Clearing this way is not an issue for bottling for if you are worried you can alway pitch a little fresh yeast with the priming sugar to carb up. If kegging you have it easy, and still cider is the easiest of them all.

I don't have refrigeration to age out my cider with so I keep it in the coldest part of the house in almost perpetual darkness. If I had a refrigeration room, I'd leave it for years under refrigeration at 15C or below for aging but I never seem to have the patience, so bare minimum 6 months with more like 8-9 before it really comes into its own.
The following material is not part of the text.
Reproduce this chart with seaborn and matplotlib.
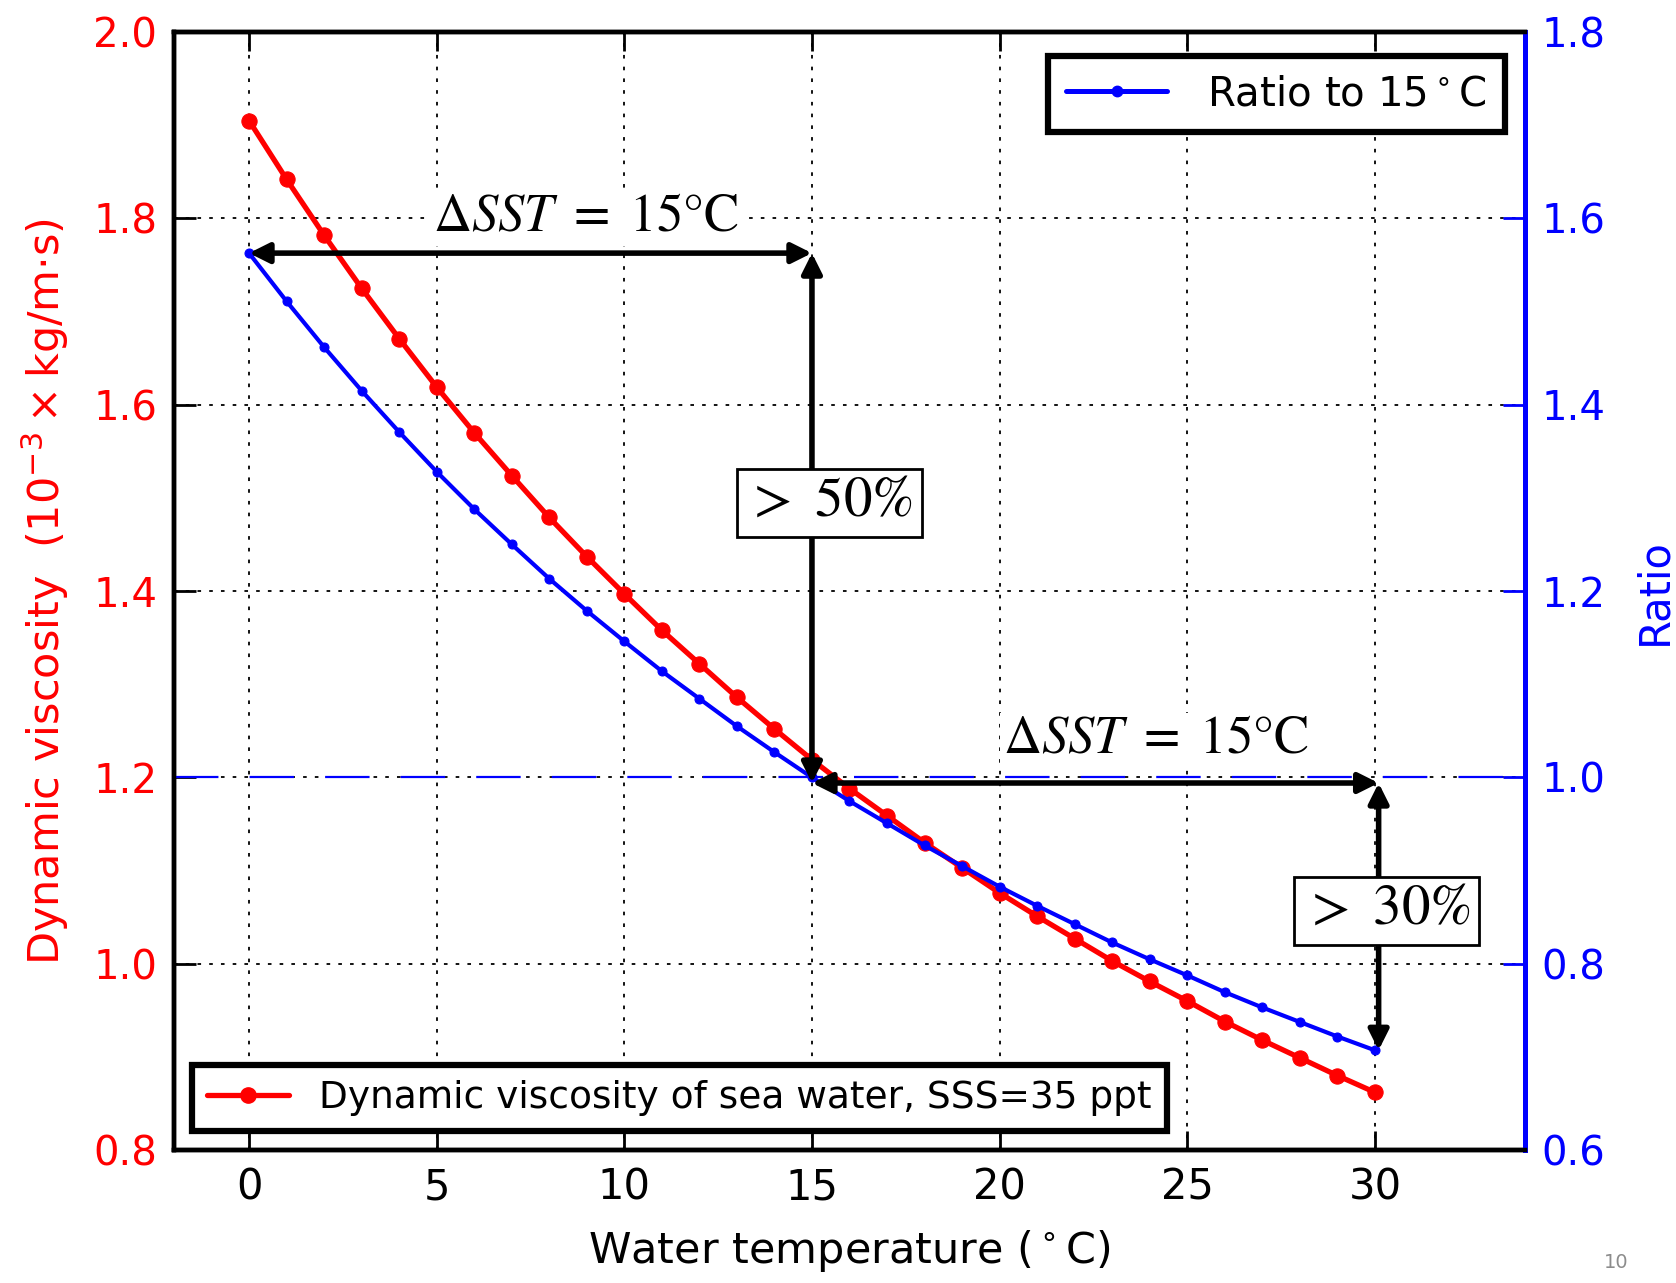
import numpy as np
import pandas as pd
import matplotlib
matplotlib.use("Agg")
import matplotlib.pyplot as plt
import seaborn as sns

# Water temperature (deg C) and dynamic viscosity of sea water at SSS = 35 ppt (1e-3 kg/m/s)
temperature = list(range(0, 31))
viscosity = [1.905, 1.842, 1.782, 1.725, 1.671, 1.619, 1.570, 1.524, 1.479, 1.437,
             1.397, 1.358, 1.322, 1.286, 1.252, 1.219, 1.188, 1.159, 1.130, 1.103,
             1.076, 1.051, 1.027, 1.003, 0.981, 0.960, 0.938, 0.918, 0.899, 0.880,
             0.862]
ref_temp = 15

visc_label = "Dynamic viscosity of sea water, SSS=35 ppt"
ratio_label = r"Ratio to 15$^\circ$C"
xticks = [0, 5, 10, 15, 20, 25, 30]
left_ticks = [0.8, 1.0, 1.2, 1.4, 1.6, 1.8, 2.0]
right_ticks = [0.6, 0.8, 1.0, 1.2, 1.4, 1.6, 1.8]

df = pd.DataFrame({"temp": temperature, "visc": viscosity})
df["ratio"] = df["visc"] / df.loc[df["temp"] == ref_temp, "visc"].iloc[0]

sns.set_style("white")
plt.rcParams["font.family"] = ["DejaVu Sans"]
plt.rcParams["text.color"] = "black"
plt.rcParams["axes.labelcolor"] = "black"
plt.rcParams["xtick.color"] = "black"
plt.rcParams["ytick.color"] = "black"

fig = plt.figure(figsize=(16.76, 12.83), dpi=100)
ax = fig.add_axes([0.1038, 0.1036, 0.8061, 0.8714])
ax2 = ax.twinx()

sns.lineplot(data=df, x="temp", y="visc", ax=ax, color="#ff0000", marker="o",
             markersize=11, markeredgecolor="#ff0000", linewidth=3.8, legend=False)
sns.lineplot(data=df, x="temp", y="ratio", ax=ax2, color="#0000ff", marker="o",
             markersize=6.5, markeredgecolor="#0000ff", linewidth=3.0, legend=False)

# reference level of the ratio
ax2.axhline(1.0, color="#0000ff", linewidth=1.6, linestyle=(0, (20, 14)), zorder=1)

ax.set_xlim(-2, 34)
ax.set_ylim(0.8, 2.0)
ax2.set_ylim(0.6, 1.8)
ax.set_xticks(xticks)
ax.set_yticks(left_ticks)
ax2.set_yticks(right_ticks)
ax.set_yticklabels([f"{v:.1f}" for v in left_ticks])
ax2.set_yticklabels([f"{v:.1f}" for v in right_ticks])

ax.grid(True, color="black", linestyle=(0, (2, 4.5)), linewidth=1.3)
ax.set_axisbelow(True)

ax.tick_params(axis="x", direction="in", length=14, width=2, top=True, bottom=True,
               labelsize=30, pad=12, colors="black", labelcolor="black")
ax.tick_params(axis="y", direction="in", length=16, width=2, left=True, right=False,
               labelsize=29, pad=12, colors="black", labelcolor="#ff0000")
ax2.tick_params(axis="y", direction="in", length=16, width=2, right=True,
                labelsize=29, pad=12, colors="#0000ff", labelcolor="#0000ff")

for a in (ax, ax2):
    for side in ("top", "bottom", "left"):
        a.spines[side].set_color("black")
        a.spines[side].set_linewidth(3.2)
    a.spines["right"].set_color("#0000ff")
    a.spines["right"].set_linewidth(3.6)

ax.set_xlabel(r"Water temperature ($^\circ$C)", fontsize=31, labelpad=14, color="black")
ax.set_ylabel(r"Dynamic viscosity  (10$^{-3}\times$kg/m$\cdot$s)", fontsize=31,
              color="#ff0000", labelpad=16)
ax2.set_ylabel("Ratio", fontsize=30, color="#0000ff", labelpad=20)

# arrows showing the 15 deg C temperature steps and the ratio change
r0 = df["ratio"].iloc[0]
r15 = df.loc[df["temp"] == ref_temp, "ratio"].iloc[0] - 0.006
r30 = df["ratio"].iloc[-1]
arrow = dict(arrowstyle="<|-|>", color="black", lw=4, mutation_scale=30,
             shrinkA=0, shrinkB=0)
ax2.annotate("", xy=(0, r0), xytext=(15, r0), arrowprops=arrow, zorder=6)
ax2.annotate("", xy=(15, r0), xytext=(15, r15), arrowprops=arrow, zorder=6)
ax2.annotate("", xy=(15, r15), xytext=(30.1, r15), arrowprops=arrow, zorder=6)
ax2.annotate("", xy=(30.1, r15), xytext=(30.1, r30), arrowprops=arrow, zorder=6)

serif = ["STIXGeneral", "DejaVu Serif"]
label_bg = dict(boxstyle="square,pad=0.05", facecolor="white", edgecolor="none")
for tx, ty in [(8.97, 1.60), (24.17, 1.04)]:
    ax2.text(tx, ty, r"$\Delta SST\ =\ 15$°C", fontsize=38, family=serif,
             math_fontfamily="stix", ha="center", va="center", bbox=label_bg, zorder=7)
box = dict(boxstyle="square,pad=0.15", facecolor="white", edgecolor="black", linewidth=2)
ax2.text(15.46, 1.295, r"$>$ 50%", fontsize=41, family=serif, math_fontfamily="stix",
         ha="center", va="center", bbox=box, zorder=8)
ax2.text(30.32, 0.857, r"$>$ 30%", fontsize=41, family=serif, math_fontfamily="stix",
         ha="center", va="center", bbox=box, zorder=8)

# legends
h1 = plt.Line2D([], [], color="#ff0000", marker="o", markersize=11, linewidth=3.8)
leg1 = ax2.legend([h1], [visc_label], loc="lower left", bbox_to_anchor=(0.0133, 0.017),
                  borderaxespad=0, fontsize=27, frameon=True, fancybox=False,
                  framealpha=1, handlelength=2.2, numpoints=1, borderpad=0.4,
                  handletextpad=0.8, labelcolor="black")
leg1.get_frame().set_edgecolor("black")
leg1.get_frame().set_linewidth(4.5)
leg1.set_zorder(10)
ax2.add_artist(leg1)
h2 = plt.Line2D([], [], color="#0000ff", marker="o", markersize=7.5, linewidth=3.6)
leg2 = ax2.legend([h2], [ratio_label], loc="upper right", bbox_to_anchor=(0.985, 0.9785),
                  borderaxespad=0, fontsize=29, frameon=True, fancybox=False,
                  framealpha=1, handlelength=2.5, numpoints=1, borderpad=0.45,
                  handletextpad=1.0, labelcolor="black")
leg2.get_frame().set_edgecolor("black")
leg2.get_frame().set_linewidth(4.5)
leg2.set_zorder(10)

fig.text(0.9642, 0.0156, "10", fontsize=14, color="#8c8c8c", ha="center", va="center")

fig.savefig("out.png", dpi=100, facecolor="white")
With ciders I put them in PET, if aging them carbonated in the bottle. You don't want extreme carbonation, as you'll stir up all the yeast sediment in the bottle with all that CO2 bubbling action during release and cloud up your cider.

Cheers,
Brewer Pete


----------



## Verbyla (26/5/09)

> with my latest I am trying leaving it on the cake for as long as my nerves hold out



I've heard that its not a good thing to leave the brew on the cake for to long as dead yeast from the cake can release a bad taste into the brew. Not sure how much truth there is to that but just letting ya know


----------



## Uncle Fester (26/5/09)

I ferment my cider @ 18 degrees (US-05). Takes about a week.

Then I CC it for about a week.

Makes for a crystal clear end result.

I keg it with 300g of sugar dissolved in 1lt of apple juice.


Have not met one drinker who was not happy with it yet....


Fester out.


----------